Data listing:
┄┄┄┄┄┄┄┄┄┄

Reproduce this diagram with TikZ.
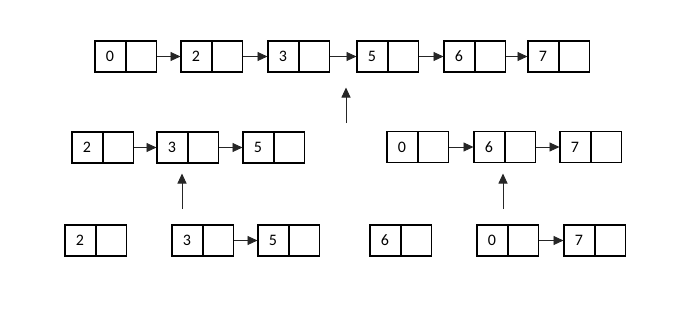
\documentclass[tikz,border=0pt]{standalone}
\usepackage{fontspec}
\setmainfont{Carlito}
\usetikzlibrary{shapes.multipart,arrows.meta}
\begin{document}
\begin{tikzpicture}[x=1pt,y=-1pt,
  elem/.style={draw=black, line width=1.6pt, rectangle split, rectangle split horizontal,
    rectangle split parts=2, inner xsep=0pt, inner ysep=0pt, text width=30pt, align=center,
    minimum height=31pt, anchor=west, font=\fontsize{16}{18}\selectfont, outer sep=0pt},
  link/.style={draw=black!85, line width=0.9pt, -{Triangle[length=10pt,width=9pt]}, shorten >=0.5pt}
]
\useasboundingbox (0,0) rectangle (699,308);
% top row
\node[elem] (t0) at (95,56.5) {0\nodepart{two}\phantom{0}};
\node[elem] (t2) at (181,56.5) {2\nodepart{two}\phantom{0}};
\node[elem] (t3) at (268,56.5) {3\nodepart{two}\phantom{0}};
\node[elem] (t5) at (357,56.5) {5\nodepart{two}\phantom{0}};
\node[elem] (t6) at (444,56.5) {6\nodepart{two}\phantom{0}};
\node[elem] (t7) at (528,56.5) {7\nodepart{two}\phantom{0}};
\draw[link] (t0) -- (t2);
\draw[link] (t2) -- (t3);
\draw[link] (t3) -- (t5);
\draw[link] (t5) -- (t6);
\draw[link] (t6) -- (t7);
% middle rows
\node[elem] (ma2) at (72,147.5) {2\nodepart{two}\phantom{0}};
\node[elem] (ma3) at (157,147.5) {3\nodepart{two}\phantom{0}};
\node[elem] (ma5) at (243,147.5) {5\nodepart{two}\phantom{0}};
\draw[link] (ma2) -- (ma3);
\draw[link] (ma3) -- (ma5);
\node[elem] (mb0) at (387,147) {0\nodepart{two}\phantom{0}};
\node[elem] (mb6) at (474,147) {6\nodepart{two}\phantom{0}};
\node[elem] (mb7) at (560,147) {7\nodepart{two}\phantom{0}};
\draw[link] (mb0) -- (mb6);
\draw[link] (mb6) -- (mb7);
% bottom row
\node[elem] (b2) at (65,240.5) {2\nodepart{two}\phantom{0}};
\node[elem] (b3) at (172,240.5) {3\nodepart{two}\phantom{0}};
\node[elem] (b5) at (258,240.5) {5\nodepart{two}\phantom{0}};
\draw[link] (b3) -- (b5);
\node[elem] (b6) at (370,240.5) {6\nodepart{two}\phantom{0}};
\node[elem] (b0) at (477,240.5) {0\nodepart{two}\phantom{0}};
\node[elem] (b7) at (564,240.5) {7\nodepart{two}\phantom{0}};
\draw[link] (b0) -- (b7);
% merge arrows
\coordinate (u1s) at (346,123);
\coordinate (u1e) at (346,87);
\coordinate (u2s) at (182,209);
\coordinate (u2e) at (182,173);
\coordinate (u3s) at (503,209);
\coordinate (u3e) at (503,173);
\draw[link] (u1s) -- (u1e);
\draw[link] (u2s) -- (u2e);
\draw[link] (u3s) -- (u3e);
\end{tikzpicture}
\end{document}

┄┄┄┄┄┄┄┄┄┄

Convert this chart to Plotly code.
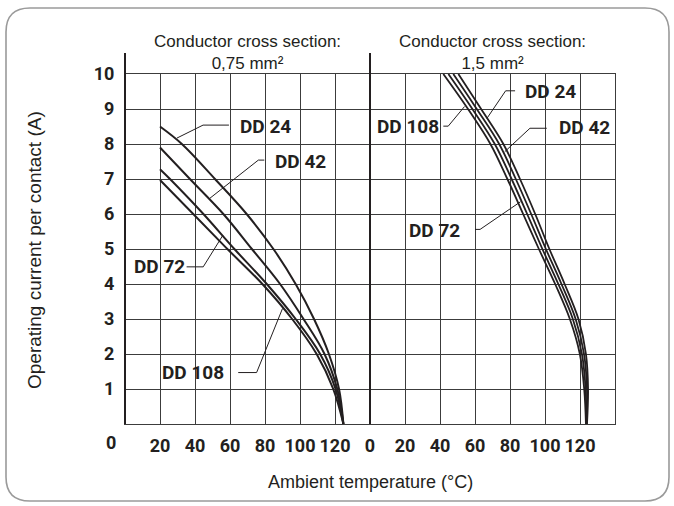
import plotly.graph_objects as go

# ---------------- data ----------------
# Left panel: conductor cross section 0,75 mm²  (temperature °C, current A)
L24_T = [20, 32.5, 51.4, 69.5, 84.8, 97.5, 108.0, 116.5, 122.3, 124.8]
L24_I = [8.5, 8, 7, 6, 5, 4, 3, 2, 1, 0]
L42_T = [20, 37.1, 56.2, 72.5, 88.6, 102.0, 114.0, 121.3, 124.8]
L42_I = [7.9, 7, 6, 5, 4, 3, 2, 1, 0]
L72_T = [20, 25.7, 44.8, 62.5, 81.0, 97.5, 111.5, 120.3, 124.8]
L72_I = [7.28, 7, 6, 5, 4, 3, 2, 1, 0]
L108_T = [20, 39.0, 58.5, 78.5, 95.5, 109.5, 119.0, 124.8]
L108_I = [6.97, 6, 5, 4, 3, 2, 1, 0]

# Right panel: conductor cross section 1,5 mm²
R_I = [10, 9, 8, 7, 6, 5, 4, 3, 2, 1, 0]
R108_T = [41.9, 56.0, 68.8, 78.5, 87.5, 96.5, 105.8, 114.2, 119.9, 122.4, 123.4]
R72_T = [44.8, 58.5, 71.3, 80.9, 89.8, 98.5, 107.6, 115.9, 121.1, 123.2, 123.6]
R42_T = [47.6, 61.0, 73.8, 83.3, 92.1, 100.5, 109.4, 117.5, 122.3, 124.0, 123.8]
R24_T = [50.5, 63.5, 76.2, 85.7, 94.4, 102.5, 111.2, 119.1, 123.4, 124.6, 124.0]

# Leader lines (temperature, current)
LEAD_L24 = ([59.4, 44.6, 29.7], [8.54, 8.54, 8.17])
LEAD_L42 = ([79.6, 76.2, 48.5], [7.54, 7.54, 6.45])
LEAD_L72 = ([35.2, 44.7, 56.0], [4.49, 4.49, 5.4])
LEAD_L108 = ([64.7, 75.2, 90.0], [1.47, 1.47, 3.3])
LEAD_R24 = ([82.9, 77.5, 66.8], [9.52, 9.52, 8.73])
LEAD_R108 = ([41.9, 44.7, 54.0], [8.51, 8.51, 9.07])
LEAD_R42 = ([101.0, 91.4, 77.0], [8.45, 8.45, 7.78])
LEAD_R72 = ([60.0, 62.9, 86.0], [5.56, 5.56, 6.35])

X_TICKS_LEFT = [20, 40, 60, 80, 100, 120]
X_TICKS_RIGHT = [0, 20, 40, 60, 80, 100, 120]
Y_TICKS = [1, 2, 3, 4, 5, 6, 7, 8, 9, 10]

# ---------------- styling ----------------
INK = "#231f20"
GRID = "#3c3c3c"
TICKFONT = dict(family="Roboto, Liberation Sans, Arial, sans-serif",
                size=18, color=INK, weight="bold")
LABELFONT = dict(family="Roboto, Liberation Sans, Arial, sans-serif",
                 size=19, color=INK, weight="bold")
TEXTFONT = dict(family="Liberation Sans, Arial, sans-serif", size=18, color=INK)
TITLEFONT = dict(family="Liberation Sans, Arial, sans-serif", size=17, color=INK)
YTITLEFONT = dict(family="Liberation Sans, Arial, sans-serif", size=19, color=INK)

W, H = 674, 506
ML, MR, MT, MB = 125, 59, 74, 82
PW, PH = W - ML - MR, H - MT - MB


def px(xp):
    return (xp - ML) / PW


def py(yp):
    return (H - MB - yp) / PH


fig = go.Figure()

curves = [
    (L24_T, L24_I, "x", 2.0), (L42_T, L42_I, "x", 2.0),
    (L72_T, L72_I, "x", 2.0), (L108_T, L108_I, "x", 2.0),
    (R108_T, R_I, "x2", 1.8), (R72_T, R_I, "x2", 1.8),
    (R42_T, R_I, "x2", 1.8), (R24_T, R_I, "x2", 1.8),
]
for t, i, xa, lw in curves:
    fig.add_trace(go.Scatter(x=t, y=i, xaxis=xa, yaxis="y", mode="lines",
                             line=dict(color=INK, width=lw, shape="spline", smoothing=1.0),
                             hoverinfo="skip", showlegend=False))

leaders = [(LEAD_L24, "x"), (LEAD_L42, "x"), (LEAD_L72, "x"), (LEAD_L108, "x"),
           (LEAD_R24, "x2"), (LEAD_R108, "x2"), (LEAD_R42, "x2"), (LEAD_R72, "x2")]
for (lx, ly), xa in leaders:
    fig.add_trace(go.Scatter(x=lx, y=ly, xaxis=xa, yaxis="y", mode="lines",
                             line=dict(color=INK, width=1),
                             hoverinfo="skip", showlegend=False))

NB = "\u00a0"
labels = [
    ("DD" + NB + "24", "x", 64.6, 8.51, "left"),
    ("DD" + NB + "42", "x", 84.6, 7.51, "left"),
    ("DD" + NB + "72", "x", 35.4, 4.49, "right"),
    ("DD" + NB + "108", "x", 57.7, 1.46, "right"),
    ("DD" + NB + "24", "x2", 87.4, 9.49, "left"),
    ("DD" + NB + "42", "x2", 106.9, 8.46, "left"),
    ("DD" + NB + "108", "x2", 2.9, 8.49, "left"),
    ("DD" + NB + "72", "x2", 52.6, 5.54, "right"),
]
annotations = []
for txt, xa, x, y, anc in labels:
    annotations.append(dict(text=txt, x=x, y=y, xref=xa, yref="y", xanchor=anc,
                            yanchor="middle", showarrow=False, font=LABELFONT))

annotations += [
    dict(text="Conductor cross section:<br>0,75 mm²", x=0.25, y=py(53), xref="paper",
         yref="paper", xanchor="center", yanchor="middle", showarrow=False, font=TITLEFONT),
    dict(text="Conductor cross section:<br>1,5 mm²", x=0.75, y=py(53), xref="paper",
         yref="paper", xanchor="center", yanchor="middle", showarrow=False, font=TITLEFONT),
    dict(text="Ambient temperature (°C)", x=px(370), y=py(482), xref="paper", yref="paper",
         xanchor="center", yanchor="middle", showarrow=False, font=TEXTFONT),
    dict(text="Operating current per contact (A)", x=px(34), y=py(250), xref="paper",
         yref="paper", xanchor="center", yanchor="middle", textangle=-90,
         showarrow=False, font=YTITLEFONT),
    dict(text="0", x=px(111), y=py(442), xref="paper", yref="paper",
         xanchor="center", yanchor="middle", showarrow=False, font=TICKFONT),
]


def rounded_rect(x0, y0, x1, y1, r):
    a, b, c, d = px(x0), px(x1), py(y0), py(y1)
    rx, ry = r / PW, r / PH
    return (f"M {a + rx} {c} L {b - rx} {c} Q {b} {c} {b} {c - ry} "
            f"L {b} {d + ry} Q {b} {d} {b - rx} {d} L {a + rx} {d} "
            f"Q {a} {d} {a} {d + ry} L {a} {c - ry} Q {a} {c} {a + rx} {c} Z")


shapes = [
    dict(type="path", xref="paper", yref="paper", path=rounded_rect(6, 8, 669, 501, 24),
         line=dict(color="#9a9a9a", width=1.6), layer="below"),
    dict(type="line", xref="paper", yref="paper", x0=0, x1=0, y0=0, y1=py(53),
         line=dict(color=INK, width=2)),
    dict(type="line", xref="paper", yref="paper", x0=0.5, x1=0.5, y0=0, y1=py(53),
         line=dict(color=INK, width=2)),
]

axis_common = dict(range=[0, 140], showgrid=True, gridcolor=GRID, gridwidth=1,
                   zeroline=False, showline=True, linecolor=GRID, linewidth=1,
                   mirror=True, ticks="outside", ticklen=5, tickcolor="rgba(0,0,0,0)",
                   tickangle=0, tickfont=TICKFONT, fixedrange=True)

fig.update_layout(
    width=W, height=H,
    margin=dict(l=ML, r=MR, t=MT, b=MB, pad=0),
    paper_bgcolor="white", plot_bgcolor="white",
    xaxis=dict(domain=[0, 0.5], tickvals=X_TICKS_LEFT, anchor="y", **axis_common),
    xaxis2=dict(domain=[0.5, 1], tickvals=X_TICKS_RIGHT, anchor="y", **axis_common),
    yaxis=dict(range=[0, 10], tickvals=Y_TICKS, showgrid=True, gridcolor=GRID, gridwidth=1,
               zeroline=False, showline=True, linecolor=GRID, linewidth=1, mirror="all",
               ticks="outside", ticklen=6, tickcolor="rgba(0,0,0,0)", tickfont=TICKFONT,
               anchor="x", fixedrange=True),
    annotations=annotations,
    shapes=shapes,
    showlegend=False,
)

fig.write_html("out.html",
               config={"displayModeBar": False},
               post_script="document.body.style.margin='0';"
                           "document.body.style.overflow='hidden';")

┄┄┄┄┄┄┄┄┄┄

Instruction: Wherever a line in the data above holds "this", copy that line.

Solved exercise:
Reproduce this diagram with TikZ.
Convert this chart to Plotly code.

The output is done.